> [Task prompt]
Copy each line exactly. Drop every picture.

> [Source excerpt]
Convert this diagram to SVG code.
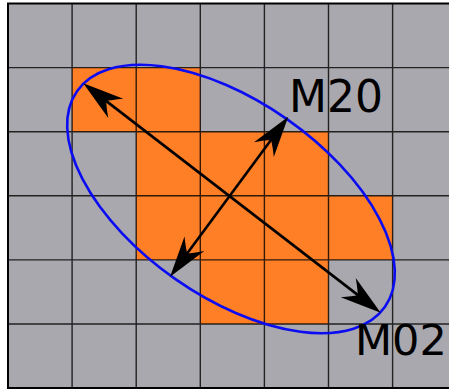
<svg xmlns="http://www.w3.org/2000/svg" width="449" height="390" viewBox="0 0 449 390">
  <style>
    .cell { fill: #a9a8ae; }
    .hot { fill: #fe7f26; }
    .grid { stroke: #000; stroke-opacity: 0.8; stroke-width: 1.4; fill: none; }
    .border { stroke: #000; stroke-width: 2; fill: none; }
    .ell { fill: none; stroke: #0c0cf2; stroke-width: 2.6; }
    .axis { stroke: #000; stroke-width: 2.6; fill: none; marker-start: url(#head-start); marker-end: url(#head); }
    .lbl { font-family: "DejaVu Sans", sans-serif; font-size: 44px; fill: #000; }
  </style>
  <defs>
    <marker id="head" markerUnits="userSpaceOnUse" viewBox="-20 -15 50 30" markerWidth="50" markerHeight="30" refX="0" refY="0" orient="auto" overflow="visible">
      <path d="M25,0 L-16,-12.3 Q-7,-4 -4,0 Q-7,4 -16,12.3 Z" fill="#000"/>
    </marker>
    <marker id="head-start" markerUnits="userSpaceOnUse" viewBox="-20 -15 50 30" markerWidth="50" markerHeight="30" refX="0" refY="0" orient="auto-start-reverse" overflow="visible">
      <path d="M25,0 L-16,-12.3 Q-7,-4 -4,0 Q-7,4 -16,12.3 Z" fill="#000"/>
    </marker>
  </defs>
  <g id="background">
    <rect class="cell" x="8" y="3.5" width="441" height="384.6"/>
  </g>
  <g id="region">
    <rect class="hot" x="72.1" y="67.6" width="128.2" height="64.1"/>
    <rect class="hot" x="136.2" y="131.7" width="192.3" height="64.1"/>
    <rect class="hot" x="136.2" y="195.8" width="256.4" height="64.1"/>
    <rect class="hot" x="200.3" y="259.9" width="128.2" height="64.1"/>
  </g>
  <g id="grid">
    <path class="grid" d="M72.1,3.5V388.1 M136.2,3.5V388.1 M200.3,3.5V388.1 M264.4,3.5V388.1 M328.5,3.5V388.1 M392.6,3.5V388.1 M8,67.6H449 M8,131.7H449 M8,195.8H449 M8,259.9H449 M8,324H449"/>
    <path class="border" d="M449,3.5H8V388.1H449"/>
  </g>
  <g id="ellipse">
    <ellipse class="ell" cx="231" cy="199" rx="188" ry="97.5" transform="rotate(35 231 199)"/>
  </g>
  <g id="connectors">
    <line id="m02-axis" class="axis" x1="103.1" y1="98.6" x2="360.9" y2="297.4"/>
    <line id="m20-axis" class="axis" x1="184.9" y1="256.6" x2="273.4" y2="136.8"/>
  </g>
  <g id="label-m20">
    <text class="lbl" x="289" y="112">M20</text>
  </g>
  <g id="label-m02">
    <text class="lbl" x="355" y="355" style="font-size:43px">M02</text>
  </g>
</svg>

> [The completed task]
Convert this diagram to SVG code.
<svg xmlns="http://www.w3.org/2000/svg" width="449" height="390" viewBox="0 0 449 390">
  <style>
    .cell { fill: #a9a8ae; }
    .hot { fill: #fe7f26; }
    .grid { stroke: #000; stroke-opacity: 0.8; stroke-width: 1.4; fill: none; }
    .border { stroke: #000; stroke-width: 2; fill: none; }
    .ell { fill: none; stroke: #0c0cf2; stroke-width: 2.6; }
    .axis { stroke: #000; stroke-width: 2.6; fill: none; marker-start: url(#head-start); marker-end: url(#head); }
    .lbl { font-family: "DejaVu Sans", sans-serif; font-size: 44px; fill: #000; }
  </style>
  <defs>
    <marker id="head" markerUnits="userSpaceOnUse" viewBox="-20 -15 50 30" markerWidth="50" markerHeight="30" refX="0" refY="0" orient="auto" overflow="visible">
      <path d="M25,0 L-16,-12.3 Q-7,-4 -4,0 Q-7,4 -16,12.3 Z" fill="#000"/>
    </marker>
    <marker id="head-start" markerUnits="userSpaceOnUse" viewBox="-20 -15 50 30" markerWidth="50" markerHeight="30" refX="0" refY="0" orient="auto-start-reverse" overflow="visible">
      <path d="M25,0 L-16,-12.3 Q-7,-4 -4,0 Q-7,4 -16,12.3 Z" fill="#000"/>
    </marker>
  </defs>
  <g id="background">
    <rect class="cell" x="8" y="3.5" width="441" height="384.6"/>
  </g>
  <g id="region">
    <rect class="hot" x="72.1" y="67.6" width="128.2" height="64.1"/>
    <rect class="hot" x="136.2" y="131.7" width="192.3" height="64.1"/>
    <rect class="hot" x="136.2" y="195.8" width="256.4" height="64.1"/>
    <rect class="hot" x="200.3" y="259.9" width="128.2" height="64.1"/>
  </g>
  <g id="grid">
    <path class="grid" d="M72.1,3.5V388.1 M136.2,3.5V388.1 M200.3,3.5V388.1 M264.4,3.5V388.1 M328.5,3.5V388.1 M392.6,3.5V388.1 M8,67.6H449 M8,131.7H449 M8,195.8H449 M8,259.9H449 M8,324H449"/>
    <path class="border" d="M449,3.5H8V388.1H449"/>
  </g>
  <g id="ellipse">
    <ellipse class="ell" cx="231" cy="199" rx="188" ry="97.5" transform="rotate(35 231 199)"/>
  </g>
  <g id="connectors">
    <line id="m02-axis" class="axis" x1="103.1" y1="98.6" x2="360.9" y2="297.4"/>
    <line id="m20-axis" class="axis" x1="184.9" y1="256.6" x2="273.4" y2="136.8"/>
  </g>
  <g id="label-m20">
    <text class="lbl" x="289" y="112">M20</text>
  </g>
  <g id="label-m02">
    <text class="lbl" x="355" y="355" style="font-size:43px">M02</text>
  </g>
</svg>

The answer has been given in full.